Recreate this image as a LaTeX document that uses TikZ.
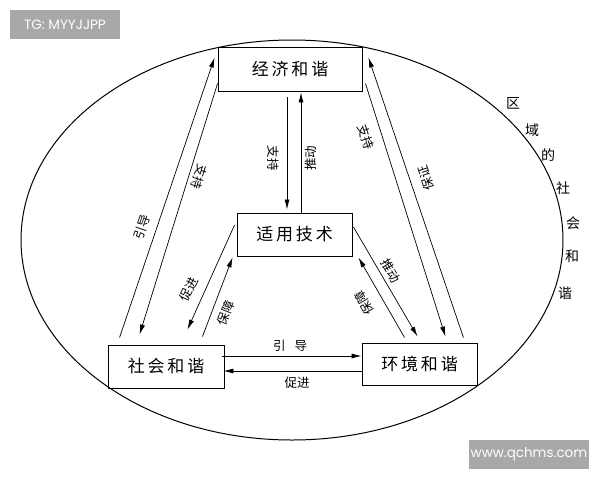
\documentclass[tikz,border=0pt]{standalone}
\usepackage{fontspec}
\setmainfont{Liberation Serif}
\newfontfamily\cjk{Noto Sans CJK SC}
\newfontfamily\wmfont{Poppins}
\usepackage{tikz}
\usetikzlibrary{arrows,arrows.meta,shapes,positioning}
\definecolor{wmgray}{RGB}{168,168,168}

\begin{document}
\begin{tikzpicture}[x=1pt,y=-1pt]
\tikzstyle{harmony} = [rectangle, draw, line width=0.9pt, inner sep=0pt, font=\cjk\fontsize{17}{17}\selectfont];%
\tikzstyle{tag} = [inner sep=0pt, font=\cjk\fontsize{12.5}{12.5}\selectfont];%
\tikzstyle{region} = [inner sep=0pt, font=\cjk\fontsize{14}{14}\selectfont];%
\tikzstyle{link} = [-{Latex[length=10pt,width=5pt]}, line width=0.7pt];%
\tikzstyle{wmark} = [rectangle, fill=wmgray, text=white, inner sep=0pt, font=\wmfont\fontsize{13.5}{13.5}\selectfont];%

\useasboundingbox (0,0) rectangle (600,480);

% outer ellipse
\draw[line width=1pt] (292,240) ellipse [x radius=271, y radius=200];

\node at (290,69)    [harmony, minimum width=144, minimum height=44] (jingji) {经\,济\,和\,谐};
\node at (294.5,234.5) [harmony, minimum width=115, minimum height=43] (shiyong) {适\,用\,技\,术};
\node at (166,366.5) [harmony, minimum width=116, minimum height=43] (shehui) {社\,会\,和\,谐};
\node at (419.5,364) [harmony, minimum width=115, minimum height=42] (huanjing) {环\,境\,和\,谐};

% jingji <-> shiyong
\draw[link] ([xshift=-3pt,yshift=-6pt]jingji.south) -- ([xshift=-7.5pt,yshift=3pt]shiyong.north);
\draw[link] ([xshift=6.5pt]shiyong.north) -- ([xshift=11pt,yshift=-1pt]jingji.south);
\node at (273,158) [tag, rotate=-90] (t1) {支持};
\node at (311,158) [tag, rotate=90] (t2) {推动};

% shehui <-> jingji
\draw[link] ([xshift=12pt,yshift=7pt]shehui.north west) -- ([xshift=-3pt,yshift=-11pt]jingji.north west);
\draw[link] ([yshift=8pt]jingji.south west) -- ([xshift=32pt,yshift=10pt]shehui.north west);
\node at (142,227) [tag, rotate=71] (t3) {引导};
\node at (199,177) [tag, rotate=-107] (t4) {支持};

% huanjing <-> jingji
\draw[link] ([xshift=-14pt,yshift=5pt]huanjing.north east) -- ([xshift=6pt,yshift=-11pt]jingji.north east);
\draw[link] ([xshift=3pt,yshift=8pt]jingji.south east) -- ([xshift=-32pt,yshift=6pt]huanjing.north east);
\node at (366,137) [tag, rotate=-72] (t5) {支持};
\node at (426,178) [tag, rotate=108] (t6) {保证};

% shiyong <-> shehui
\draw[link] ([xshift=-2pt,yshift=9.5pt]shiyong.west) -- ([xshift=-37pt,yshift=15pt]shehui.north east);
\draw[link] ([xshift=-22pt,yshift=8pt]shehui.north east) -- ([xshift=-4pt,yshift=-1pt]shiyong.south west);
\node at (189,289) [tag, rotate=65] (t7) {促进};
\node at (226,313) [tag, rotate=69] (t8) {保障};

% shiyong <-> huanjing
\draw[link] ([xshift=1pt,yshift=7.5pt]shiyong.east) -- ([xshift=56pt,yshift=6pt]huanjing.north west);
\draw[link] ([xshift=43pt,yshift=5pt]huanjing.north west) -- ([xshift=6pt,yshift=-1pt]shiyong.south east);
\node at (391,271) [tag, rotate=-59] (t9) {推动};
\node at (364,303) [tag, rotate=120] (t10) {保障};

% shehui <-> huanjing
\draw[link] ([xshift=-2pt,yshift=10.5pt]shehui.east) -- ([yshift=8pt]huanjing.west);
\draw[link] ([yshift=-7pt]huanjing.west) -- ([xshift=-1pt,yshift=-4.5pt]shehui.east);
\node at (290,346) [tag] (t11) {引\hspace{9pt}导};
\node at (297,383) [tag] (t12) {促进};

% label of the ellipse
\node at (513,103) [region] (r1) {区};
\node at (532,130) [region] (r2) {域};
\node at (548,155) [region] (r3) {的};
\node at (563,188) [region] (r4) {社};
\node at (573,223) [region] (r5) {会};
\node at (572,256) [region] (r6) {和};
\node at (565,293) [region] (r7) {谐};

% watermarks
\node at (65,24.5)  [wmark, minimum width=110, minimum height=29] (wm1) {TG: MYYJJPP};
\node at (529,454.5) [wmark, minimum width=120, minimum height=29] (wm2) {www.qchms.com};

\end{tikzpicture}
\end{document}
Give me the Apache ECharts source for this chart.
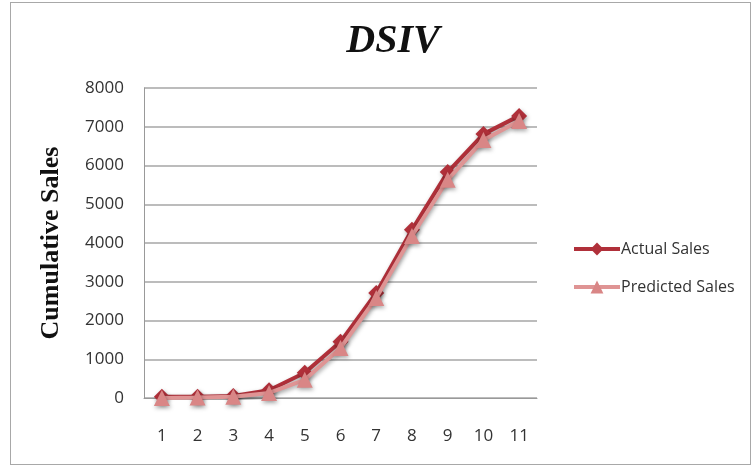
<!DOCTYPE html>
<html>
<head>
<meta charset="utf-8">
<script src="https://cdn.jsdelivr.net/npm/echarts@6/dist/echarts.min.js"></script>
<style>
  html, body { margin: 0; padding: 0; background: #fff; }
  #frame { position: absolute; left: 10px; top: 2px; width: 741px; height: 463px; border: 1px solid #a8a8a8; box-sizing: border-box; }
  #chart { width: 755px; height: 471px; }
</style>
</head>
<body>
<div id="frame"></div>
<div id="chart"></div>
<script>
// Period index along the x axis
const periods = ['1', '2', '3', '4', '5', '6', '7', '8', '9', '10', '11'];
// Cumulative sales per period
const actualSales = [30, 30, 50, 200, 650, 1450, 2710, 4340, 5830, 6810, 7280];
const predictedSales = [0, 10, 30, 130, 470, 1290, 2580, 4180, 5630, 6660, 7150];
// Value axis range
const yMin = 0;
const yMax = 8000;
const yStep = 1000;

const chart = echarts.init(document.getElementById('chart'));

const lineShadow = {
  shadowColor: 'rgba(0,0,0,0.35)',
  shadowBlur: 4,
  shadowOffsetX: 1,
  shadowOffsetY: 2
};

chart.setOption({
  backgroundColor: 'transparent',
  animation: false,
  title: {
    text: 'DSIV',
    left: 388,
    textAlign: 'center',
    top: 17,
    textStyle: {
      fontFamily: 'Liberation Serif',
      fontStyle: 'italic',
      fontWeight: 'bold',
      fontSize: 40,
      color: '#111'
    }
  },
  legend: {
    orient: 'vertical',
    left: 567,
    top: 236,
    itemGap: 22,
    itemWidth: 46,
    itemHeight: 16,
    lineStyle: { width: 4 },
    textStyle: {
      fontFamily: 'Open Sans',
      fontSize: 16,
      color: '#333',
      padding: [0, 0, 0, -4]
    },
    data: ['Actual Sales', 'Predicted Sales']
  },
  grid: {
    left: 144,
    top: 88,
    width: 393,
    height: 310,
    containLabel: false
  },
  xAxis: {
    type: 'category',
    data: periods,
    boundaryGap: true,
    axisLine: { show: true, lineStyle: { color: '#999', width: 1 } },
    axisTick: { show: false },
    axisLabel: {
      margin: 30,
      fontFamily: 'Open Sans',
      fontSize: 17,
      color: '#333'
    }
  },
  yAxis: {
    type: 'value',
    min: yMin,
    max: yMax,
    interval: yStep,
    name: 'Cumulative Sales',
    nameLocation: 'middle',
    nameGap: 80,
    nameRotate: 90,
    nameTextStyle: {
      fontFamily: 'Liberation Serif',
      fontWeight: 'bold',
      fontSize: 26,
      color: '#111'
    },
    axisLine: { show: true, lineStyle: { color: '#999', width: 1 } },
    axisTick: { show: false },
    splitLine: { lineStyle: { color: '#a6a6a6', width: 1.5 } },
    axisLabel: {
      margin: 20,
      fontFamily: 'Open Sans',
      fontSize: 17,
      color: '#333',
      formatter: (v) => String(v)
    }
  },
  series: [
    {
      name: 'Actual Sales',
      type: 'line',
      data: actualSales,
      symbol: 'diamond',
      symbolSize: 16,
      itemStyle: Object.assign({ color: '#b0303a' }, lineShadow),
      lineStyle: Object.assign({ color: '#b0303a', width: 4 }, lineShadow),
      z: 3
    },
    {
      name: 'Predicted Sales',
      type: 'line',
      data: predictedSales,
      symbol: 'triangle',
      symbolSize: 16,
      itemStyle: Object.assign({ color: '#d98686' }, lineShadow),
      lineStyle: Object.assign({ color: '#df9494', width: 4 }, lineShadow),
      z: 4
    }
  ]
});
</script>
</body>
</html>
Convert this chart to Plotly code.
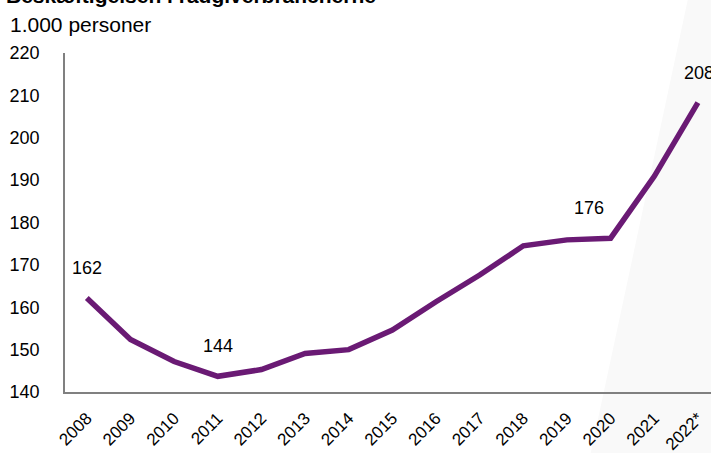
import plotly.graph_objects as go

years = ["2008", "2009", "2010", "2011", "2012", "2013", "2014", "2015",
         "2016", "2017", "2018", "2019", "2020", "2021", "2022*"]
employment = [162.2, 152.4, 147.2, 143.7, 145.3, 149.1, 150.0, 154.6,
              161.3, 167.6, 174.5, 175.9, 176.3, 190.9, 208.3]
labelled = {"2008": "162", "2011": "144", "2020": "176", "2022*": "208"}
label_shift = {"2008": 0, "2011": 0, "2020": -22, "2022*": 1}

title_text = "Beskæftigelsen i rådgiverbrancherne"
unit_text = "1.000 personer"
y_ticks = [140, 150, 160, 170, 180, 190, 200, 210, 220]

purple = "#6a1a74"
font_family = "Liberation Sans, Arial, sans-serif"

fig = go.Figure()
fig.add_trace(go.Scatter(
    x=years, y=employment, mode="lines",
    line=dict(color=purple, width=5.5),
    hoverinfo="skip", showlegend=False,
))

for yr, txt in labelled.items():
    idx = years.index(yr)
    fig.add_annotation(x=idx, y=employment[idx], text=txt, showarrow=False,
                       xshift=label_shift[yr], yshift=30,
                       font=dict(size=18, color="black", family=font_family))

# light grey decorative band on the right
fig.add_shape(type="path", xref="paper", yref="paper", layer="below",
              path="M 0.9644 1.16 L 1.05 1.16 L 1.05 -0.19 L 0.8127 -0.19 Z",
              fillcolor="#f9f9f9", line=dict(width=0))

fig.add_annotation(xref="paper", yref="paper", x=-0.095, y=1.13,
                   xanchor="left", yanchor="bottom", showarrow=False,
                   text="<b>" + title_text + "</b>",
                   font=dict(size=21, color="black", family=font_family))
fig.add_annotation(xref="paper", yref="paper", x=-0.088, y=1.085,
                   xanchor="left", yanchor="middle", showarrow=False,
                   text=unit_text,
                   font=dict(size=21, color="black", family=font_family))

fig.update_layout(
    width=711, height=453,
    margin=dict(l=65, r=0, t=53, b=61),
    paper_bgcolor="white", plot_bgcolor="rgba(0,0,0,0)",
    font=dict(family=font_family, size=17, color="black"),
    xaxis=dict(type="category", range=[-0.5, 14.3], showgrid=False,
               showline=True, linecolor="#808080", linewidth=1.5,
               ticks="", tickangle=-45, automargin=False,
               ticklabelstandoff=8,
               tickfont=dict(size=17, color="black")),
    yaxis=dict(range=[140, 220], tickvals=y_ticks, showgrid=False,
               showline=True, linecolor="#808080", linewidth=1.5,
               ticks="", zeroline=False, automargin=False,
               ticklabelstandoff=20,
               tickfont=dict(size=18, color="black")),
)

fig.write_html("out.html", config={"displayModeBar": False},
               post_script="document.body.style.margin='0';")
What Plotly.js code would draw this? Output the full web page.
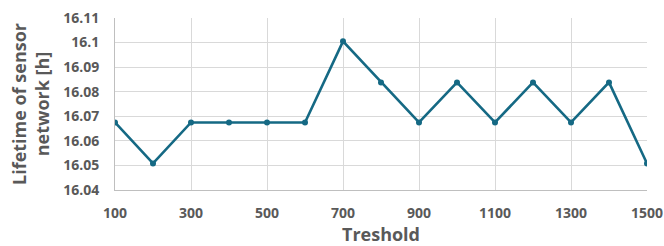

▶ Short problem:
Set down nothing but the lines from the one holding "Convert this chart to Plotly code." through the one holding "import plotly.graph_objects as go", both included, exactly as they appear; any picture is left out.

▶ Solution to the exercise:
Convert this chart to Plotly code.
import plotly.graph_objects as go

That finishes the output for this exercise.